Arizona, and specifically Cochise County, is close to killing the goose laying golden eggs.

With one exception, the county and its seven municipalities are nearing the limit of what is tolerable for the sales tax. Add in the potential for an increase at the state level and a proposal to create a jail district, and suddenly our tax burden threatens the local economy.

Arizona is already ranked 11th highest in the nation for its sales tax by the Tax Foundation, a respected independent tax policy nonprofit since 1937. Now there are serious discussions among state lawmakers of boosting the sales tax to generate more funding for education.

We understand that thinking, since it’s been more than 18 years since the last increase, but we also believe lawmakers need to recognize the impact of that decision on local municipalities. Starved for state-shared revenue since the the Great Recession beginning in 2008, cities and counties in Arizona have turned to the sales tax to keep up with the rising cost of government.

That’s resulted in rates of 9.6 percent in Benson, Bisbee and Tombstone, and 9.1 percent in Willcox. While the state sales tax rate has stayed steady at 5.6 percent, these communities have relied on increasing local collections to maintain public services.

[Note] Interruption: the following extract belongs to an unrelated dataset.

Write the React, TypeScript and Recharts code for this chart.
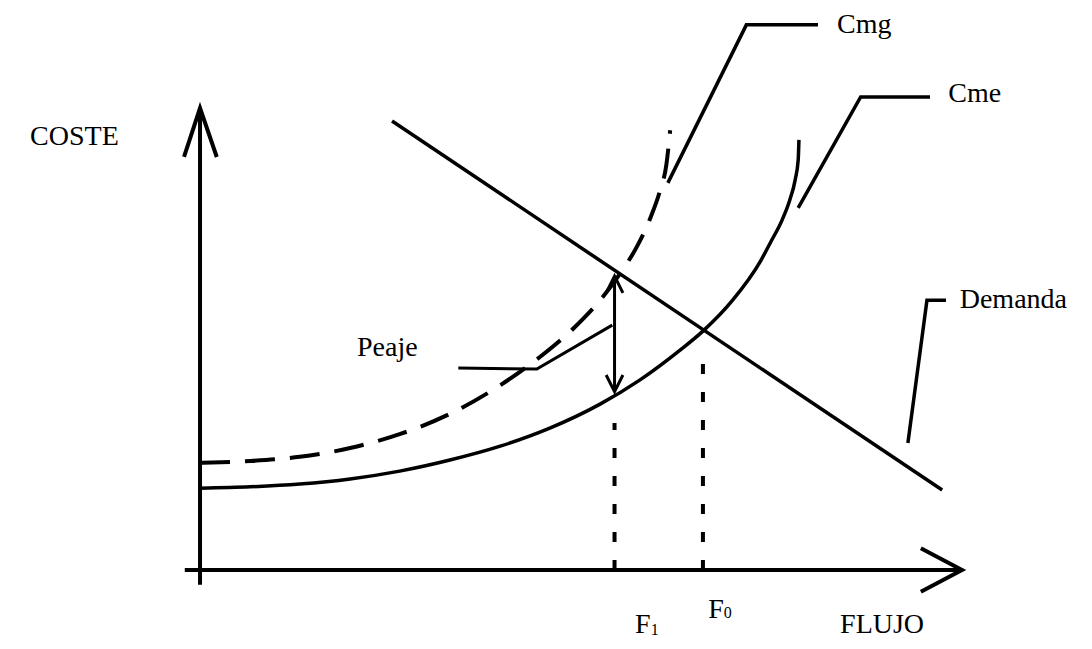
import { ComposedChart, Line, XAxis, YAxis, ReferenceDot } from 'recharts'

// Cme: coste medio (flujo, coste)
const cmeFlujo = [0, 6.6, 13.1, 19.7, 26.2, 32.8, 39.4, 45.9, 52.5, 57.7, 63.0, 66.0, 69.9, 73.5, 74.9, 76.4, 77.4, 78.1, 78.5, 78.6]
const cmeCoste = [17.7, 18.0, 18.6, 19.7, 21.4, 23.8, 26.8, 30.7, 35.9, 41.1, 47.6, 51.7, 58.4, 66.7, 71.0, 75.8, 80.1, 84.4, 88.7, 93.1]

// Cmg: coste marginal
const cmgFlujo = [0, 6.6, 13.1, 19.7, 26.2, 32.8, 39.4, 44.6, 49.2, 52.5, 55.1, 57.3, 59.1, 60.4, 61.2, 61.7]
const cmgCoste = [23.2, 23.6, 24.5, 26.4, 29.4, 33.8, 40.0, 46.1, 52.6, 58.4, 64.1, 69.9, 76.2, 82.3, 87.7, 95.2]

// Demanda (recta)
const demandaFlujo = [25.2, 97.4]
const demandaCoste = [97.2, 17.3]

// flujos de equilibrio
const F1 = 54.4
const F0 = 66.0
const peajeDesde = 38.6
const peajeHasta = 63.6
const cmeEnF1 = 31.8
const cmeEnF0 = 46.0

// líneas guía de las etiquetas
const guiaCmg = [[61.4, 83.8], [71.7, 118.0], [81.1, 118.0]]
const guiaCme = [[78.5, 78.4], [86.7, 102.4], [95.8, 102.4]]
const guiaDemanda = [[92.9, 27.5], [95.4, 58.4], [97.9, 58.4]]
const guiaPeaje = [[33.9, 43.7], [44.2, 43.5], [54.1, 53.0]]

// ejes
const ejeY = [[0, -3.2], [0, 100]]
const flechaY = [[-2.1, 89.4], [0, 100], [2.2, 89.4]]
const ejeX = [[-2.0, 0], [100, 0]]
const flechaX = [[94.6, 4.7], [100, 0], [94.6, -4.7]]

const toPts = (xs: number[], ys: number[]) => xs.map((x, i) => ({ x, y: ys[i] }))
const pairs = (p: number[][]) => p.map(([x, y]) => ({ x, y }))

const FONT = '"Liberation Serif", "Times New Roman", serif'

function Txt({ x, y, children }: { x: number; y: number; children: React.ReactNode }) {
  return (
    <ReferenceDot
      x={x}
      y={y}
      r={0}
      shape={(p: any) => (
        <text x={p.cx} y={p.cy} fontFamily={FONT} fontSize={28} fill="#000">
          {children}
        </text>
      )}
    />
  )
}

function Seg({ pts, w = 3.5, dash }: { pts: { x: number; y: number }[]; w?: number; dash?: string }) {
  return (
    <Line
      data={pts}
      dataKey="y"
      type="linear"
      stroke="#000"
      strokeWidth={w}
      strokeDasharray={dash}
      dot={false}
      activeDot={false}
      isAnimationActive={false}
      legendType="none"
    />
  )
}

export default function App() {
  const arrowTop = [
    { x: F1 - 1.1, y: peajeHasta - 3.6 },
    { x: F1, y: peajeHasta },
    { x: F1 + 1.1, y: peajeHasta - 3.6 },
  ]
  const arrowBottom = [
    { x: F1 - 1.1, y: peajeDesde + 3.6 },
    { x: F1, y: peajeDesde },
    { x: F1 + 1.1, y: peajeDesde + 3.6 },
  ]

  return (
    <div style={{ position: 'absolute', left: 0, top: 0, width: 1092, height: 649, background: '#fff' }}>
      <ComposedChart width={1092} height={649} margin={{ top: 0, right: 0, bottom: 0, left: 0 }}>
        <XAxis type="number" dataKey="x" domain={[-26.25, 117.06]} allowDataOverflow hide />
        <YAxis type="number" dataKey="y" domain={[-17.1, 123.38]} allowDataOverflow hide />

        {/* ejes */}
        <Seg pts={pairs(ejeY)} w={4} />
        <Seg pts={pairs(flechaY)} w={4} />
        <Seg pts={pairs(ejeX)} w={4} />
        <Seg pts={pairs(flechaX)} w={4} />

        {/* curvas */}
        <Line
          data={toPts(cmgFlujo, cmgCoste)}
          dataKey="y"
          type="monotone"
          stroke="#000"
          strokeWidth={4}
          strokeDasharray="30 15"
          dot={false}
          activeDot={false}
          isAnimationActive={false}
        />
        <Line
          data={toPts(cmeFlujo, cmeCoste)}
          dataKey="y"
          type="monotone"
          stroke="#000"
          strokeWidth={3.5}
          dot={false}
          activeDot={false}
          isAnimationActive={false}
        />
        <Seg pts={toPts(demandaFlujo, demandaCoste)} w={3.5} />

        {/* F1, F0 */}
        <Seg pts={[{ x: F1, y: 0 }, { x: F1, y: cmeEnF1 }]} w={4} dash="10 18" />
        <Seg pts={[{ x: F0, y: 0 }, { x: F0, y: cmeEnF0 }]} w={4} dash="10 18" />

        {/* peaje */}
        <Seg pts={[{ x: F1, y: peajeDesde }, { x: F1, y: peajeHasta }]} w={3} />
        <Seg pts={arrowTop} w={3} />
        <Seg pts={arrowBottom} w={3} />

        {/* guías */}
        <Seg pts={pairs(guiaCmg)} w={3.5} />
        <Seg pts={pairs(guiaCme)} w={3.5} />
        <Seg pts={pairs(guiaDemanda)} w={3.5} />
        <Seg pts={pairs(guiaPeaje)} w={3} />

        {/* textos */}
        <Txt x={-22.3} y={92.0}>COSTE</Txt>
        <Txt x={83.6} y={116.2}>Cmg</Txt>
        <Txt x={98.2} y={101.3}>Cme</Txt>
        <Txt x={99.7} y={56.7}>Demanda</Txt>
        <Txt x={20.6} y={46.3}>Peaje</Txt>
        <Txt x={84.0} y={-13.6}>FLUJO</Txt>
        <Txt x={57.1} y={-13.6}>
          F<tspan fontSize={16} dy={2}>1</tspan>
        </Txt>
        <Txt x={66.7} y={-10.4}>
          F<tspan fontSize={16} dy={0}>0</tspan>
        </Txt>
      </ComposedChart>
    </div>
  )
}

The lone exception to this is Huachuca City, which boasts the state’s lowest overall tax rate of 7.6 percent. Sierra Vista is close behind with the state’s fifth-lowest rate at 8.05. Douglas is at 8.9 percent.

While these rates may be considered reasonable at the moment, let’s add another full percent to the bottom line to pay for boosting the state’s education fund and creating a jail district in Cochise County.

With those additions, Benson, Bisbee and Tombstone are collecting almost 11 percent on every transaction covered by the sales tax, and the option of adding a little more to pay for increases in the cost of public services has vanished.

Cochise County’s poverty rate over the five-year period from 2012 through 2016 was 18.9 percent. That was higher than the statewide rate of 17.7 percent and the national rate of 15.1 percent during the same period.

Increasing a regressive tax, which collects a disproportionate amount from the poor, isn’t going to make things better.